In my household, here is where the glory of grant money has made itself known:

  1. A spare monitor for the home computer, for the use by the resident researcher.
  2. A spare printer for the home computer, also for the use by the resident researcher.
    Note that both of these MIGHT be used by others such as myself at times.
  3. Summer salary. Faculty salary typically officially covers 9 months, and you are not paid for the summer (Though you can take your salary over 12 months). Summer salary can be paid as part of a grant, which adds a little more cash flow to the family.
  4. Cost of attending certain conferences (airfare, conference fees, hotel, food) which we would have paid for out of pocket if not covered by the grant.

Now with that amazing bounty added to my partner’s pay package, that drives her to alter her research not one bit. She focused on a topic years ago, continues to study it, and continues to publish. The only alteration to her course of research has been due to some advances in the science.

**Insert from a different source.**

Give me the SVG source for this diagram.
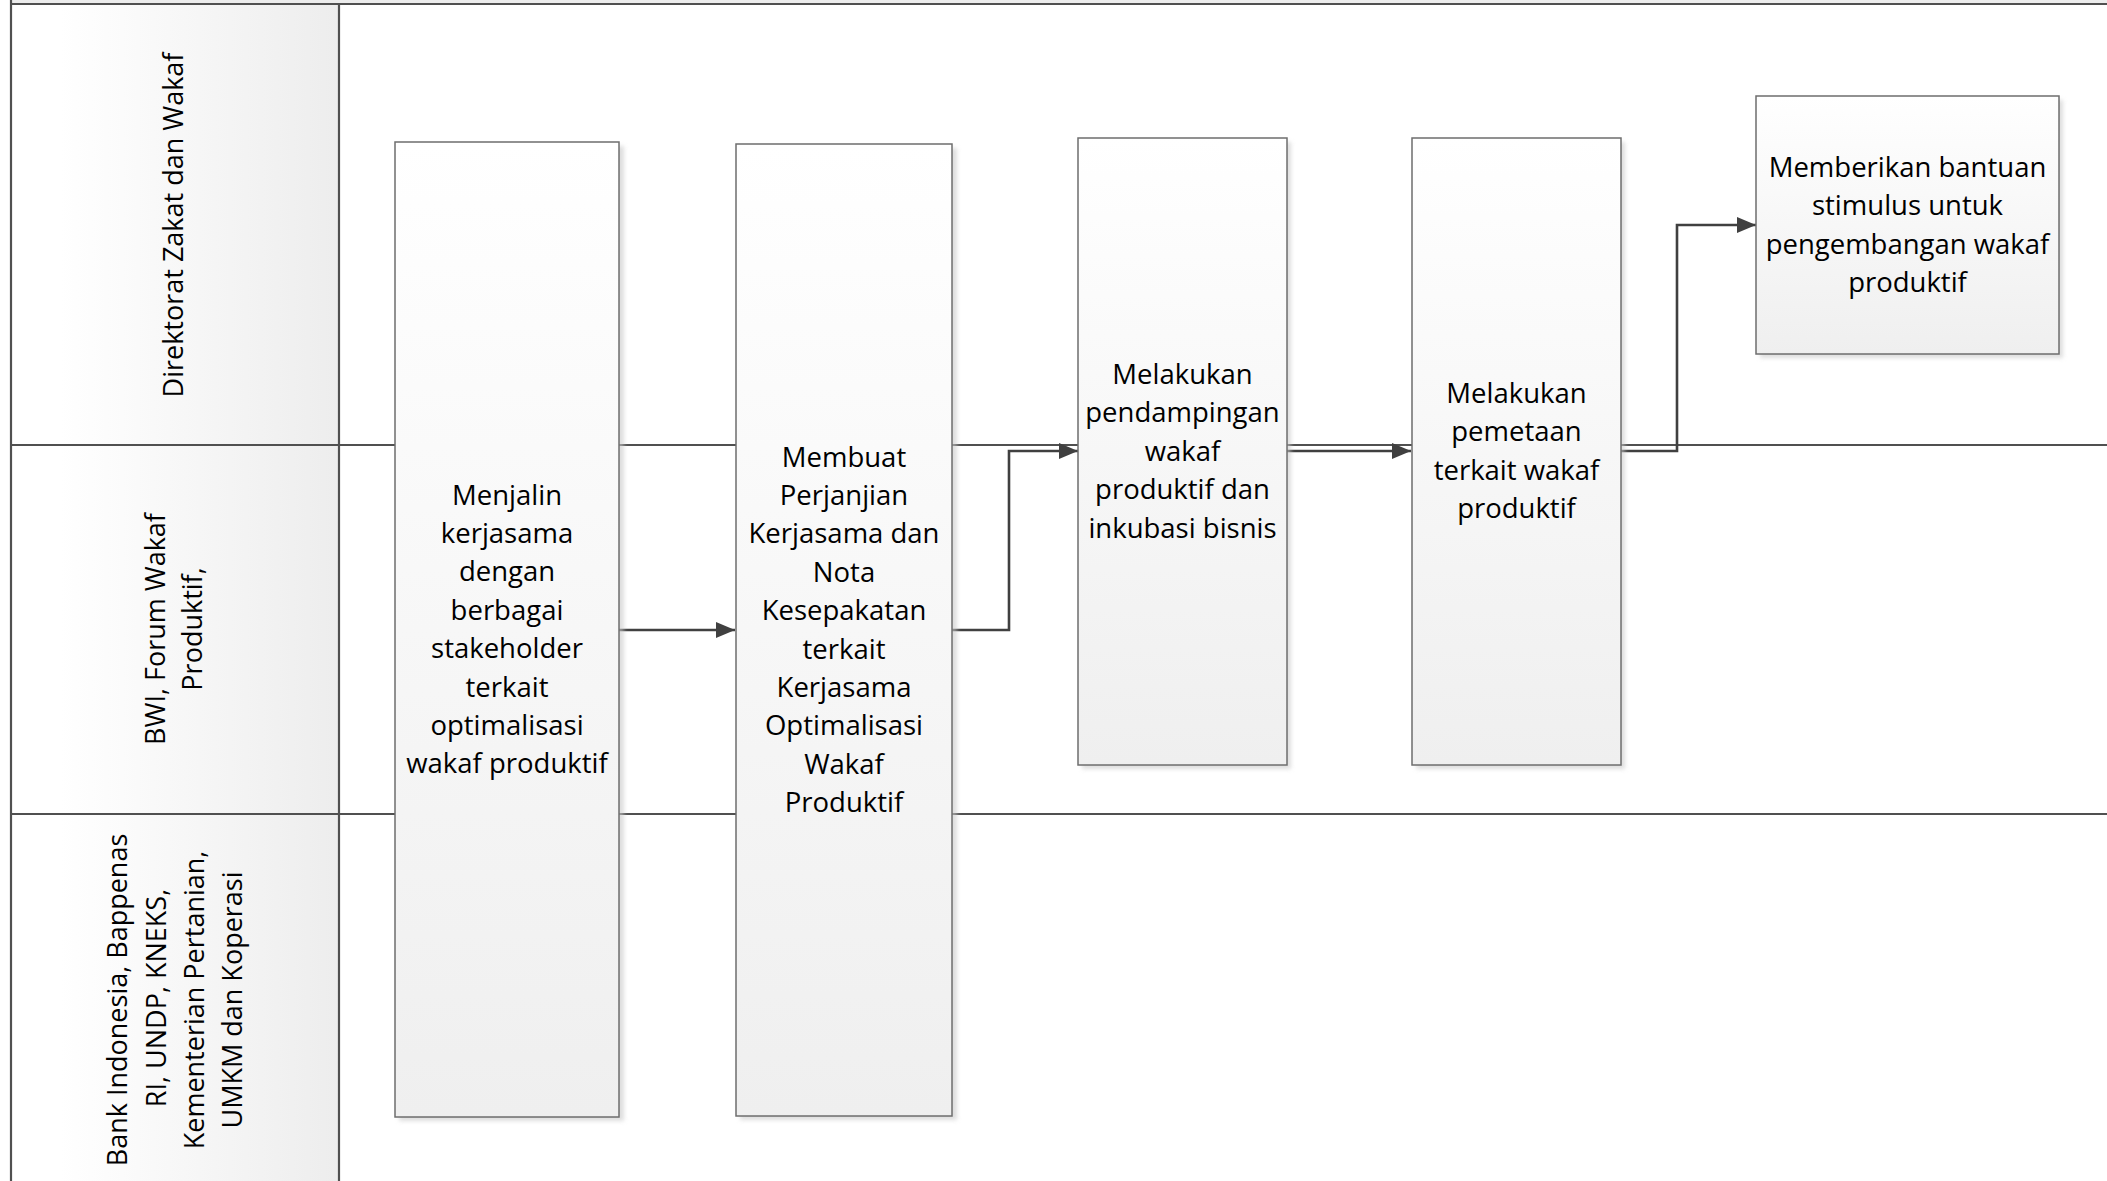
<svg xmlns="http://www.w3.org/2000/svg" width="2107" height="1181" viewBox="0 0 2107 1181">
<style>
.lane{stroke:#505050;stroke-width:2.2;fill:none}
.box{fill:url(#gBox);stroke:#6e6e6e;stroke-width:1.5}
.shadow{fill:#c8c8c8;opacity:0.6;filter:url(#blur)}
.t{font-family:"Open Sans","Noto Sans","Liberation Sans",sans-serif;font-size:27.5px;fill:#000;text-anchor:middle}
.lt{font-family:"Open Sans","Noto Sans","Liberation Sans",sans-serif;font-size:27px;fill:#000;text-anchor:middle}
.conn{stroke:#404040;stroke-width:2.6;fill:none;marker-end:url(#arr)}
</style>
<defs>
<linearGradient id="gBox" x1="0" y1="0" x2="0" y2="1">
<stop offset="0" stop-color="#ffffff"/>
<stop offset="1" stop-color="#efefef"/>
</linearGradient>
<linearGradient id="gHead" x1="0" y1="0" x2="1" y2="0">
<stop offset="0.15" stop-color="#ffffff"/>
<stop offset="1" stop-color="#ededed"/>
</linearGradient>
<filter id="blur" x="-10%" y="-10%" width="120%" height="120%">
<feGaussianBlur stdDeviation="2"/>
</filter>
<marker id="arr" markerUnits="userSpaceOnUse" markerWidth="20" markerHeight="16" refX="19" refY="8" orient="auto">
<path d="M0,0 L19,8 L0,16 Z" fill="#404040"/>
</marker>
</defs>
<rect x="0" y="0" width="2107" height="1181" fill="#ffffff"/>
<rect x="11" y="0" width="2096" height="4" fill="#ececec"/>
<g id="lanes">
<rect x="11" y="4" width="328" height="1180" fill="url(#gHead)"/>
<line class="lane" x1="11" y1="4" x2="2107" y2="4"/>
<line class="lane" x1="11" y1="445" x2="2107" y2="445"/>
<line class="lane" x1="11" y1="814" x2="2107" y2="814"/>
<line class="lane" x1="11" y1="0" x2="11" y2="1181"/>
<line class="lane" x1="339" y1="4" x2="339" y2="1181"/>
</g>
<g id="lane1">
<text class="lt" transform="translate(183,225) rotate(-90)">Direktorat Zakat dan Wakaf</text>
</g>
<g id="lane2">
<text class="lt" transform="translate(165,629) rotate(-90)">BWI, Forum Wakaf</text>
<text class="lt" transform="translate(202,629) rotate(-90)">Produktif,</text>
</g>
<g id="lane3">
<text class="lt" transform="translate(127,1000) rotate(-90)">Bank Indonesia,  Bappenas</text>
<text class="lt" transform="translate(166,998) rotate(-90)">RI, UNDP, KNEKS,</text>
<text class="lt" transform="translate(204,1000) rotate(-90)">Kementerian Pertanian,</text>
<text class="lt" transform="translate(242,1000) rotate(-90)">UMKM dan Koperasi</text>
</g>
<g id="connectors">
<path class="conn" d="M619,630 H735"/>
<path class="conn" d="M952,630 H1009 V451 H1078"/>
<path class="conn" d="M1287,451 H1411"/>
<path class="conn" d="M1621,451 H1677 V225 H1756"/>
</g>
<g id="node1">
<rect class="shadow" x="399" y="146" width="225" height="975"/>
<rect class="box" x="395" y="142" width="224" height="975"/>
<text class="t" x="507" y="504.5">Menjalin<tspan x="507" dy="38.4">kerjasama</tspan><tspan x="507" dy="38.4">dengan</tspan><tspan x="507" dy="38.4">berbagai</tspan><tspan x="507" dy="38.4">stakeholder</tspan><tspan x="507" dy="38.4">terkait</tspan><tspan x="507" dy="38.4">optimalisasi</tspan><tspan x="507" dy="38.4">wakaf produktif</tspan></text>
</g>
<g id="node2">
<rect class="shadow" x="740" y="148" width="217" height="972"/>
<rect class="box" x="736" y="144" width="216" height="972"/>
<text class="t" x="844" y="466.5">Membuat<tspan x="844" dy="38.4">Perjanjian</tspan><tspan x="844" dy="38.4">Kerjasama dan</tspan><tspan x="844" dy="38.4">Nota</tspan><tspan x="844" dy="38.4">Kesepakatan</tspan><tspan x="844" dy="38.4">terkait</tspan><tspan x="844" dy="38.4">Kerjasama</tspan><tspan x="844" dy="38.4">Optimalisasi</tspan><tspan x="844" dy="38.4">Wakaf</tspan><tspan x="844" dy="38.4">Produktif</tspan></text>
</g>
<g id="node3">
<rect class="shadow" x="1082" y="142" width="209" height="627"/>
<rect class="box" x="1078" y="138" width="209" height="627"/>
<text class="t" x="1182.5" y="384">Melakukan<tspan x="1182.5" dy="38.4">pendampingan</tspan><tspan x="1182.5" dy="38.4">wakaf</tspan><tspan x="1182.5" dy="38.4">produktif dan</tspan><tspan x="1182.5" dy="38.4">inkubasi bisnis</tspan></text>
</g>
<g id="node4">
<rect class="shadow" x="1416" y="142" width="209" height="627"/>
<rect class="box" x="1412" y="138" width="209" height="627"/>
<text class="t" x="1516.5" y="403">Melakukan<tspan x="1516.5" dy="38.4">pemetaan</tspan><tspan x="1516.5" dy="38.4">terkait wakaf</tspan><tspan x="1516.5" dy="38.4">produktif</tspan></text>
</g>
<g id="node5">
<rect class="shadow" x="1760" y="100" width="303" height="258"/>
<rect class="box" x="1756" y="96" width="303" height="258"/>
<text class="t" x="1907.5" y="177">Memberikan bantuan<tspan x="1907.5" dy="38.4">stimulus untuk</tspan><tspan x="1907.5" dy="38.4">pengembangan wakaf</tspan><tspan x="1907.5" dy="38.4">produktif</tspan></text>
</g>
</svg>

Yes, a nice grant package can outfit a lab - computers, testing gear, payments for subjects, etc. But that belongs to the University.

Yes, you have to dance the controversy sometimes. That means if you want to be published, you have to say more than “I found that out too!.” You also have to be damned sure that you are right if you choose to go against any of the current beliefs / theories / thoughts. But you can still get it done. My partner is in a long-term pissing match with a couple others in her field that goes back to her mentor vs. their mentor in some cases. In some cases it has made articles take longer to get published, and in one case almost cost her grant money due to one of these people. This is petty politics, and there is no way she could walk away from decades of work just to get one grant funded from the feds.

TL/DR - I call “bullshit” based ONLY on personal anecdotes and observation that people are changing their tune in climate research just to get another NSF grant. The money just is not worth it - but their careers might be in danger if not tenured and you can’t get published. Which might be a contradiction.